Staple’s recreations of 14th century woodworking tools

Last week, Richard wrote about repairing a drawknife, one of the tools that Staple uses in it’s woodworking adventures. Staple has a collection of replica 14th century woodworking tools, which members use to create woodwork in as period a manner as we can manage.

Some of the research was done by looking at the St Thomas Guild re-enactors blog http://thomasguild.blogspot.com.au/2011/05/medieval-toolchest-hammers-and-mallets.html

The photo shows three woodworking tools.

Left – A wooden hammer. The metal rings were heated and attached while still hot.

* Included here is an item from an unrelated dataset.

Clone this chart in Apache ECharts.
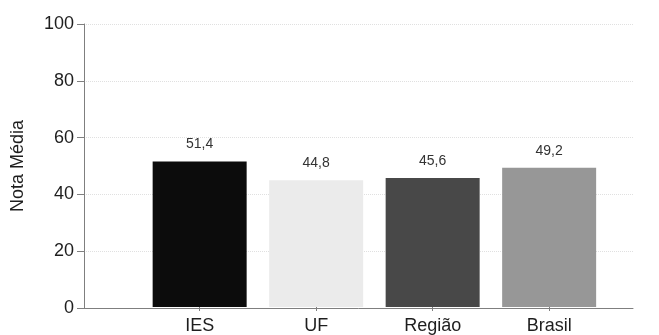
<!DOCTYPE html>
<html>
<head>
<meta charset="utf-8">
<script src="https://cdn.jsdelivr.net/npm/echarts@6/dist/echarts.min.js"></script>
<style>
  html, body { margin: 0; padding: 0; background: #fff; }
  #chart { width: 659px; height: 335px; }
</style>
</head>
<body>
<div id="chart"></div>
<script>
// Average score per scope
const categories = ['IES', 'UF', 'Região', 'Brasil'];
const scores = [51.4, 44.8, 45.6, 49.2];
const barColors = ['#0c0c0c', '#ebebeb', '#484848', '#979797'];
const yTicks = [0, 20, 40, 60, 80, 100];

const FONT = '"Liberation Sans", Arial, sans-serif';
const AXIS_GRAY = '#7f7f7f';

const chart = echarts.init(document.getElementById('chart'), null, { renderer: 'canvas' });

chart.setOption({
  backgroundColor: '#ffffff',
  animation: false,
  grid: [
    // frame: value axis, gridlines and the full-width baseline
    { left: 84, right: 26, top: 24, bottom: 27, containLabel: false },
    // plotting band for the bars
    { left: 141.4, right: 51.6, top: 24, bottom: 27, containLabel: false }
  ],
  xAxis: [
    {
      gridIndex: 0, type: 'value', min: 0, max: 1,
      axisLine: { show: true, lineStyle: { color: AXIS_GRAY, width: 1 } },
      axisTick: { show: false }, axisLabel: { show: false }, splitLine: { show: false }
    },
    {
      gridIndex: 1, type: 'category', data: categories,
      axisLine: { show: false },
      axisTick: { show: true, alignWithLabel: true, length: 4, lineStyle: { color: AXIS_GRAY } },
      axisLabel: { color: '#1e1e1e', fontFamily: FONT, fontSize: 18, margin: 10 }
    }
  ],
  yAxis: [
    {
      gridIndex: 0, type: 'value', min: yTicks[0], max: yTicks[yTicks.length - 1], interval: 20,
      name: 'Nota Média', nameLocation: 'middle', nameGap: 57,
      nameTextStyle: { color: '#1e1e1e', fontFamily: FONT, fontSize: 18 },
      axisLine: { show: true, lineStyle: { color: AXIS_GRAY, width: 1 } },
      axisTick: { show: true, length: 7, lineStyle: { color: AXIS_GRAY } },
      axisLabel: { color: '#1e1e1e', fontFamily: FONT, fontSize: 18, margin: 10 },
      splitLine: { show: true, lineStyle: { color: '#e0e0e0', type: 'dotted', width: 1 } }
    },
    {
      gridIndex: 1, type: 'value', min: 0, max: 100, show: false
    }
  ],
  series: [
    {
      type: 'bar',
      xAxisIndex: 1, yAxisIndex: 1,
      barWidth: 94,
      data: scores.map((v, i) => ({ value: v, itemStyle: { color: barColors[i] } })),
      label: {
        show: true, position: 'top', distance: 10,
        color: '#333', fontFamily: FONT, fontSize: 14,
        formatter: p => p.value.toFixed(1).replace('.', ',')
      }
    }
  ]
});
</script>
</body>
</html>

As the metal cools, it burns into the wood and is hard to remove. The metal gives the wood a longer lifespan. The hammer is used to split logs, with wood gluts. The hammer faces were smoothed with a knife. 

Top Right – A saw. The saw is loosened and tightened by twisting the string which holds the two arms together. (You should always loosen the saw when putting the tool away for the day)

Bottom Right – A froe. The froe is designed for riving (that is, splitting) boards or shingles from logs. It is made to be struck, embedding it within the end grain of a piece of timber, before being used to lever the new board away from the parent log.  

 

Above: A drawknife, which is for shaving timber pieces to shape and size.